- Stored entries:

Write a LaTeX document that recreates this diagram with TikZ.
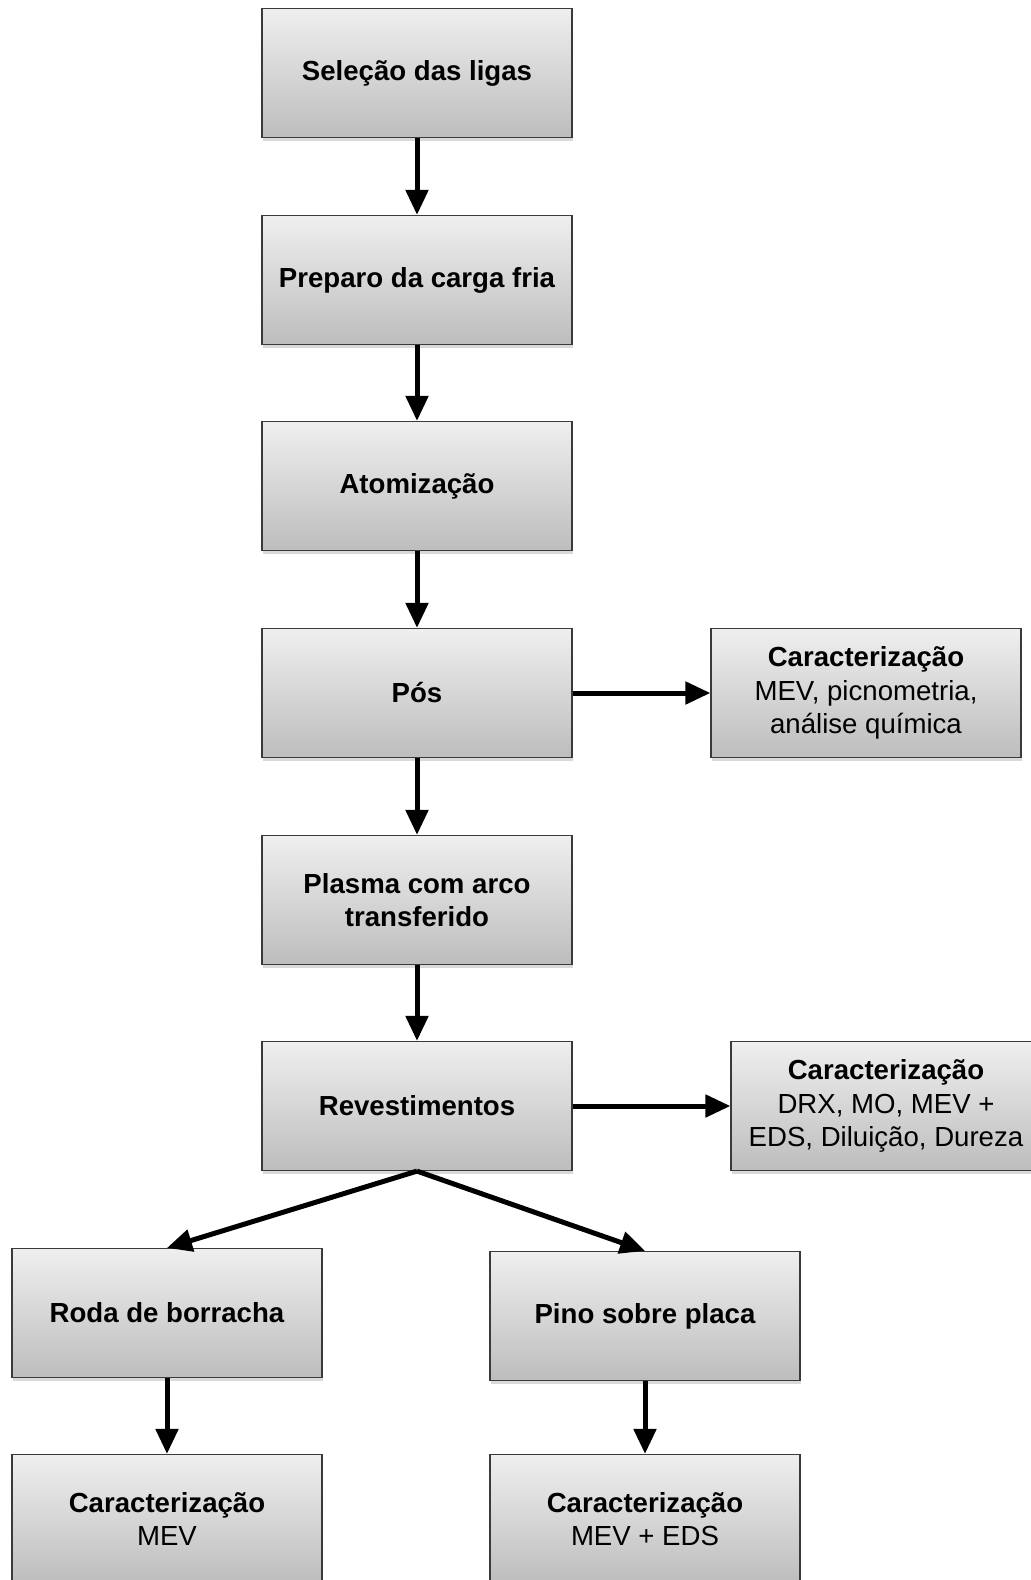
\documentclass[tikz,border=0pt]{standalone}
\usepackage{fontspec}
\setmainfont{Liberation Sans}
\usetikzlibrary{arrows.meta,shadows}
\definecolor{cinzaclaro}{HTML}{EFEFEF}
\definecolor{cinzaescuro}{HTML}{BDBDBD}
\definecolor{borda}{HTML}{3A3A3A}
\newcommand{\tamanho}{\fontsize{13.8pt}{16.6pt}\selectfont}

\begin{document}
\begin{tikzpicture}[x=0.5pt, y=-0.5pt,
    caixa/.style={draw=borda, line width=0.6pt, top color=cinzaclaro, bottom color=cinzaescuro,
      minimum width=155pt, minimum height=64.5pt, align=center, inner sep=2pt, font=\tamanho,
      drop shadow={shadow xshift=0.5pt, shadow yshift=-1.5pt, opacity=0.3}},
    etapa/.style={caixa, font=\tamanho\bfseries},
    seta/.style={line width=2.5pt, -{Triangle[length=12.5pt, width=11pt]}}]
  \useasboundingbox (0,0) rectangle (1030,1580);

  \node[etapa] (selecao) at (417,  73) {Seleção das ligas};
  \node[etapa] (preparo) at (417, 280) {Preparo da carga fria};
  \node[etapa] (atomiz)  at (417, 486) {Atomização};
  \node[etapa] (pos)     at (417, 693) {Pós};
  \node[etapa] (plasma)  at (417, 900) {Plasma com arco\\transferido};
  \node[etapa] (revest)  at (417,1106) {Revestimentos};

  \node[caixa] (carpos)  at (866, 693) {\textbf{Caracterização}\\MEV, picnometria,\\análise química};
  \node[caixa] (carrev)  at (886,1106) {\textbf{Caracterização}\\DRX, MO, MEV +\\EDS, Diluição, Dureza};

  \node[etapa] (roda)    at (167,1313) {Roda de borracha};
  \node[etapa] (pino)    at (645,1316) {Pino sobre placa};
  \node[caixa] (carroda) at (167,1519) {\textbf{Caracterização}\\MEV};
  \node[caixa] (carpino) at (645,1519) {\textbf{Caracterização}\\MEV + EDS};

  \draw[seta] (selecao) -- (preparo);
  \draw[seta] (preparo) -- (atomiz);
  \draw[seta] (atomiz) -- (pos);
  \draw[seta] (pos) -- (plasma);
  \draw[seta] (plasma) -- (revest);
  \draw[seta] (pos) -- (carpos);
  \draw[seta] (revest) -- (carrev);
  \draw[seta] (revest.south) -- (roda.north);
  \draw[seta] (revest.south) -- (pino.north);
  \draw[seta] (roda) -- (carroda);
  \draw[seta] (pino) -- (carpino);

\end{tikzpicture}
\end{document}
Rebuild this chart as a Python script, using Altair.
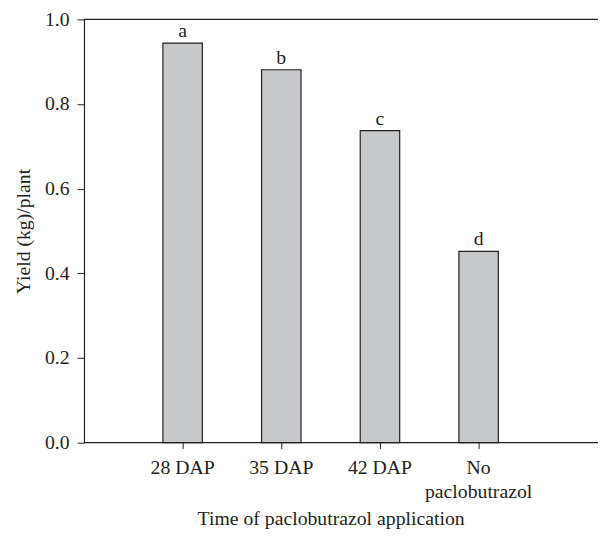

- Written exercise: Transcribe the entries from their first line to the line that holds "(carpino) at (645,1519)", both included, and skip every picture.

- Correct answer:
Write a LaTeX document that recreates this diagram with TikZ.
\documentclass[tikz,border=0pt]{standalone}
\usepackage{fontspec}
\setmainfont{Liberation Sans}
\usetikzlibrary{arrows.meta,shadows}
\definecolor{cinzaclaro}{HTML}{EFEFEF}
\definecolor{cinzaescuro}{HTML}{BDBDBD}
\definecolor{borda}{HTML}{3A3A3A}
\newcommand{\tamanho}{\fontsize{13.8pt}{16.6pt}\selectfont}

\begin{document}
\begin{tikzpicture}[x=0.5pt, y=-0.5pt,
    caixa/.style={draw=borda, line width=0.6pt, top color=cinzaclaro, bottom color=cinzaescuro,
      minimum width=155pt, minimum height=64.5pt, align=center, inner sep=2pt, font=\tamanho,
      drop shadow={shadow xshift=0.5pt, shadow yshift=-1.5pt, opacity=0.3}},
    etapa/.style={caixa, font=\tamanho\bfseries},
    seta/.style={line width=2.5pt, -{Triangle[length=12.5pt, width=11pt]}}]
  \useasboundingbox (0,0) rectangle (1030,1580);

  \node[etapa] (selecao) at (417,  73) {Seleção das ligas};
  \node[etapa] (preparo) at (417, 280) {Preparo da carga fria};
  \node[etapa] (atomiz)  at (417, 486) {Atomização};
  \node[etapa] (pos)     at (417, 693) {Pós};
  \node[etapa] (plasma)  at (417, 900) {Plasma com arco\\transferido};
  \node[etapa] (revest)  at (417,1106) {Revestimentos};

  \node[caixa] (carpos)  at (866, 693) {\textbf{Caracterização}\\MEV, picnometria,\\análise química};
  \node[caixa] (carrev)  at (886,1106) {\textbf{Caracterização}\\DRX, MO, MEV +\\EDS, Diluição, Dureza};

  \node[etapa] (roda)    at (167,1313) {Roda de borracha};
  \node[etapa] (pino)    at (645,1316) {Pino sobre placa};
  \node[caixa] (carroda) at (167,1519) {\textbf{Caracterização}\\MEV};
  \node[caixa] (carpino) at (645,1519) {\textbf{Caracterização}\\MEV + EDS};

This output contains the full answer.